Step 1 – Identify the ordinary pay and bonus pay paid to the employee in the relevant pay period which includes 5 April. This will usually be when employees are paid e.g. weekly, fortnightly or monthly.

Step 2 – Exclude any ordinary pay which would normally be paid in a different pay period.

Step 3 – If there is any bonus pay but bonuses are calculated over a different period (e.g. annual), pro-rata them in respect of the pay period.

Step 4 – Add together the ordinary pay and bonus pay after making the adjustments above.

Step 5 – Multiply the amount by 7 divided by the number of days in the relevant pay period.

Step 6 – Divide the amount by the number of working hours in a week for that employee.

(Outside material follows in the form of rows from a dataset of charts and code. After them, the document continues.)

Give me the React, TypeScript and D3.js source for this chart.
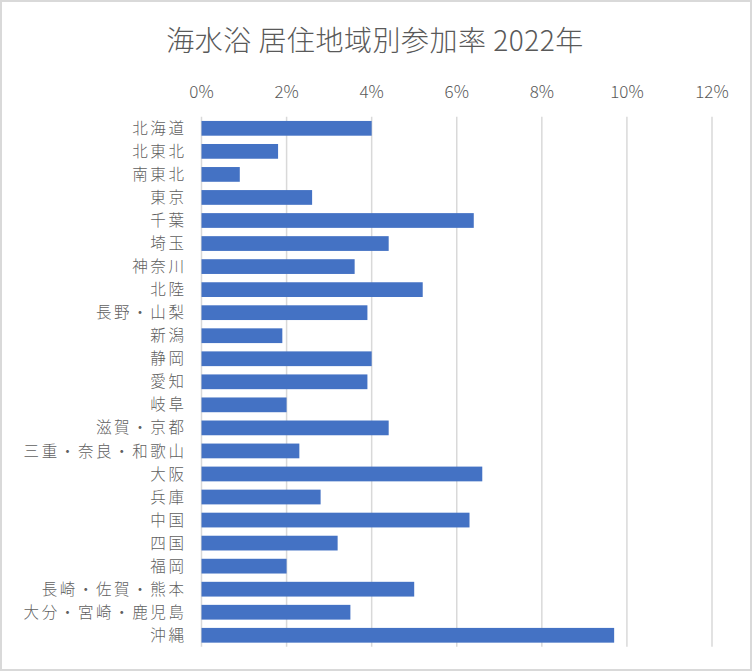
import React from "react";
import * as d3 from "d3";

const categories = [
  "北海道", "北東北", "南東北", "東京", "千葉", "埼玉", "神奈川", "北陸",
  "長野・山梨", "新潟", "静岡", "愛知", "岐阜", "滋賀・京都", "三重・奈良・和歌山",
  "大阪", "兵庫", "中国", "四国", "福岡", "長崎・佐賀・熊本", "大分・宮崎・鹿児島", "沖縄",
];
const values = [
  4.0, 1.8, 0.9, 2.6, 6.4, 4.4, 3.6, 5.2,
  3.9, 1.9, 4.0, 3.9, 2.0, 4.4, 2.3,
  6.6, 2.8, 6.3, 3.2, 2.0, 5.0, 3.5, 9.7,
];
const tickValues = [0, 2, 4, 6, 8, 10, 12];
const title = "海水浴 居住地域別参加率 2022年";

const W = 752;
const H = 671;
const FONT = "'Noto Sans CJK JP', 'Noto Sans', sans-serif";

export default function App() {
  const x = d3.scaleLinear().domain([0, 12]).range([201.5, 712]);
  const y = d3
    .scaleBand<string>()
    .domain(categories)
    .range([116.8, 646.8])
    .paddingInner(0.36)
    .paddingOuter(0.18);

  return (
    <svg
      width={W}
      height={H}
      style={{ position: "absolute", left: 0, top: 0, background: "#fff" }}
      fontFamily={FONT}
    >
      <rect x={1} y={1} width={W - 2} height={H - 2} fill="#fff" stroke="#d9d9d9" strokeWidth={2} />
      <text x={375} y={51} textAnchor="middle" fontSize={28} fontWeight={300} letterSpacing={0.5} fill="#595959">
        {title}
      </text>
      {tickValues.map((t) => (
        <g key={t}>
          <line x1={x(t)} x2={x(t)} y1={116.8} y2={646.8} stroke="#d9d9d9" strokeWidth={1.5} />
          <text x={x(t)} y={98} textAnchor="middle" fontSize={17} fontWeight={300} fill="#595959">
            {t + "%"}
          </text>
        </g>
      ))}
      {categories.map((c, i) => (
        <g key={c}>
          <rect
            x={x(0)}
            y={y(c)!}
            width={x(values[i]) - x(0)}
            height={y.bandwidth()}
            fill="#4472C4"
          />
          <text
            x={186.5}
            y={y(c)! + y.bandwidth() / 2}
            dy="0.36em"
            textAnchor="end"
            fontSize={15.5}
            fontWeight={300}
            letterSpacing={2.6}
            fill="#5f5f5f"
          >
            {c}
          </text>
        </g>
      ))}
    </svg>
  );
}
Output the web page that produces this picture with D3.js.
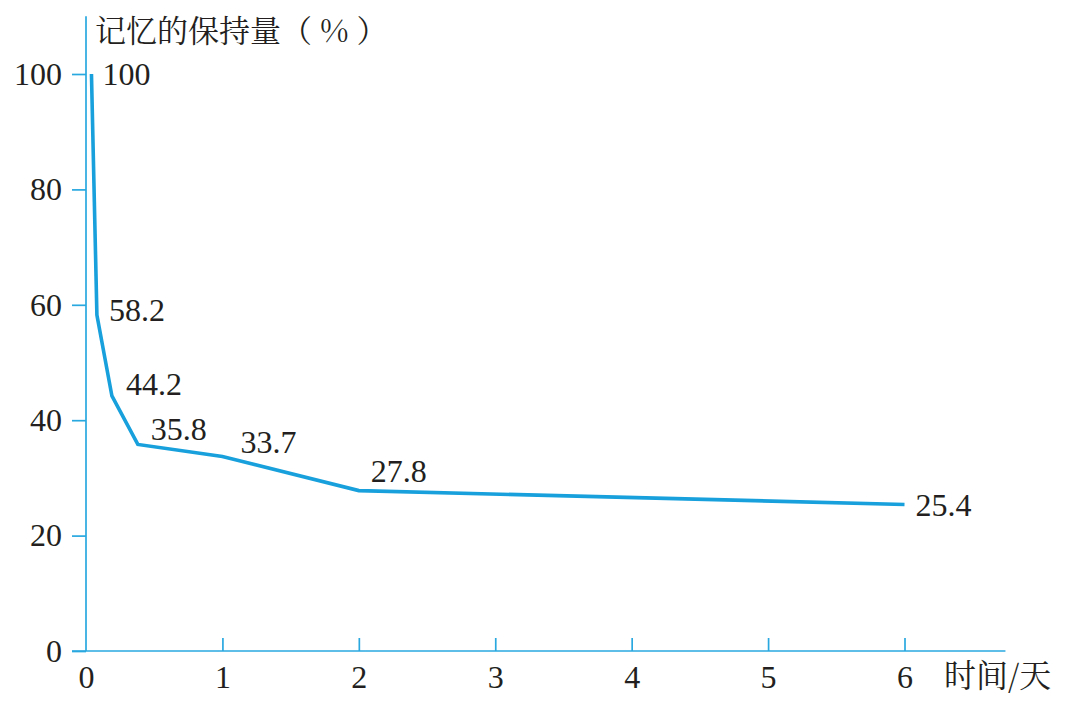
<!DOCTYPE html>
<meta charset="utf-8">
<style>
	body { margin: 0; background: #fff; }
	.axis line, .axis path { stroke: #29a8e0; stroke-width: 1.7px; }
	text { fill: #231f20; font-family: "Liberation Serif", Tinos, "Times New Roman", Times, serif; font-size: 32px; }
	.cjk { font-family: "Noto Serif CJK SC", "Noto Sans CJK SC", sans-serif; font-size: 31px; }
</style>
<svg width="1070" height="704"></svg>
<script src="https://cdn.jsdelivr.net/npm/d3@7"></script>
<script>
	// data
	var days = [0.04, 0.08, 0.19, 0.38, 1, 2, 6];
	var retention = [100, 58.2, 44.2, 35.8, 33.7, 27.8, 25.4];
	var labels = ["100", "58.2", "44.2", "35.8", "33.7", "27.8", "25.4"];
	var xTicks = [0, 1, 2, 3, 4, 5, 6];
	var yTicks = [0, 20, 40, 60, 80, 100];
	// label offsets from each point (dx, dy)
	var labelOffsets = [[11, 0], [12, -5], [14, -12], [13, -15], [18, -14], [12, -19], [11, 1]];

	var serif = '"Liberation Serif", Tinos, "Times New Roman", Times, serif';
	var svg = d3.select("svg");
	var x = d3.scaleLinear().domain([0, 6]).range([86, 904.5]);
	var y = d3.scaleLinear().domain([0, 100]).range([651, 74]);
	var axisColor = "#29a8e0";

	// axis lines
	svg.append("line")
		.attr("x1", x(0)).attr("x2", x(0))
		.attr("y1", y(110)).attr("y2", y(0))
		.attr("stroke", axisColor).attr("stroke-width", 1.7);
	svg.append("line")
		.attr("x1", x(0) - 14).attr("x2", x(6.74))
		.attr("y1", y(0)).attr("y2", y(0))
		.attr("stroke", axisColor).attr("stroke-width", 1.7);

	// y axis
	var gY = svg.append("g")
		.attr("class", "axis")
		.attr("transform", "translate(" + x(0) + ",0)")
		.call(d3.axisLeft(y).tickValues(yTicks).tickFormat(d3.format("d"))
			.tickSize(14).tickPadding(10));
	// x axis, ticks pointing up
	var gX = svg.append("g")
		.attr("class", "axis")
		.attr("transform", "translate(0," + y(0) + ")")
		.call(d3.axisBottom(x).tickValues(xTicks).tickFormat(d3.format("d"))
			.tickSizeInner(-13).tickSizeOuter(0).tickPadding(14));
	gX.selectAll(".tick").filter(function(d) { return d === 0; }).select("line").remove();
	[gX, gY].forEach(function(g) {
		g.attr("font-family", serif).attr("font-size", 32);
		g.select(".domain").remove();
		g.selectAll("text")
			.attr("fill", "#231f20")
			.style("font-family", serif)
			.style("font-size", "32px");
	});

	// curve
	var pts = days.map(function(d, i) { return [d, retention[i]]; });
	svg.append("path")
		.datum(pts)
		.attr("fill", "none")
		.attr("stroke", "#17a0dc")
		.attr("stroke-width", 3.6)
		.attr("stroke-linejoin", "miter")
		.attr("d", d3.line()
			.x(function(d) { return x(d[0]); })
			.y(function(d) { return y(d[1]); }));

	// value labels
	svg.append("g").selectAll("text")
		.data(pts)
		.enter().append("text")
		.attr("x", function(d, i) { return x(d[0]) + labelOffsets[i][0]; })
		.attr("y", function(d, i) { return y(d[1]) + labelOffsets[i][1]; })
		.attr("dy", "0.34em")
		.text(function(d, i) { return labels[i]; });

	// axis titles
	svg.append("text")
		.attr("class", "cjk")
		.attr("x", 95).attr("y", 42)
		.text("记忆的保持量（ % ）");
	svg.append("text")
		.attr("class", "cjk")
		.attr("x", 944).attr("y", 687)
		.style("font-size", "32px")
		.text("时间/天");
</script>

  1. There is a new provision that establishes that working hours means normal working hours or, where an employee’s hours of work differ from week to week, the average over a 12 week period.
  1. The Regulations now set out the method of calculation for the quartile pay bands. Once the hourly rate of pay for a “full-pay” relevant employee has been calculated, rank them from the lowest paid to the highest paid. A “full-pay” relevant employee essentially excludes any employees not on full pay due being on leave listed at point 3 above. The list should then be divided into 4 sections each comprising, so far as possible, an equal number of employees. The proportion of male and female employees in each quartile must be expressed as a percentage. Where employees receiving the same hourly rate of pay fall within more than one quartile band, the employer must, so far as possible, ensure the relative proportion of male and female employees receiving that rate of pay is the same in each of those bands.
  2. The explanatory note says that a failure to comply with an obligation imposed by the Regulations constitutes an “unlawful act” under section 34 of the Equality Act 2006, empowering the Equality and Human Rights Commission to take enforcement action.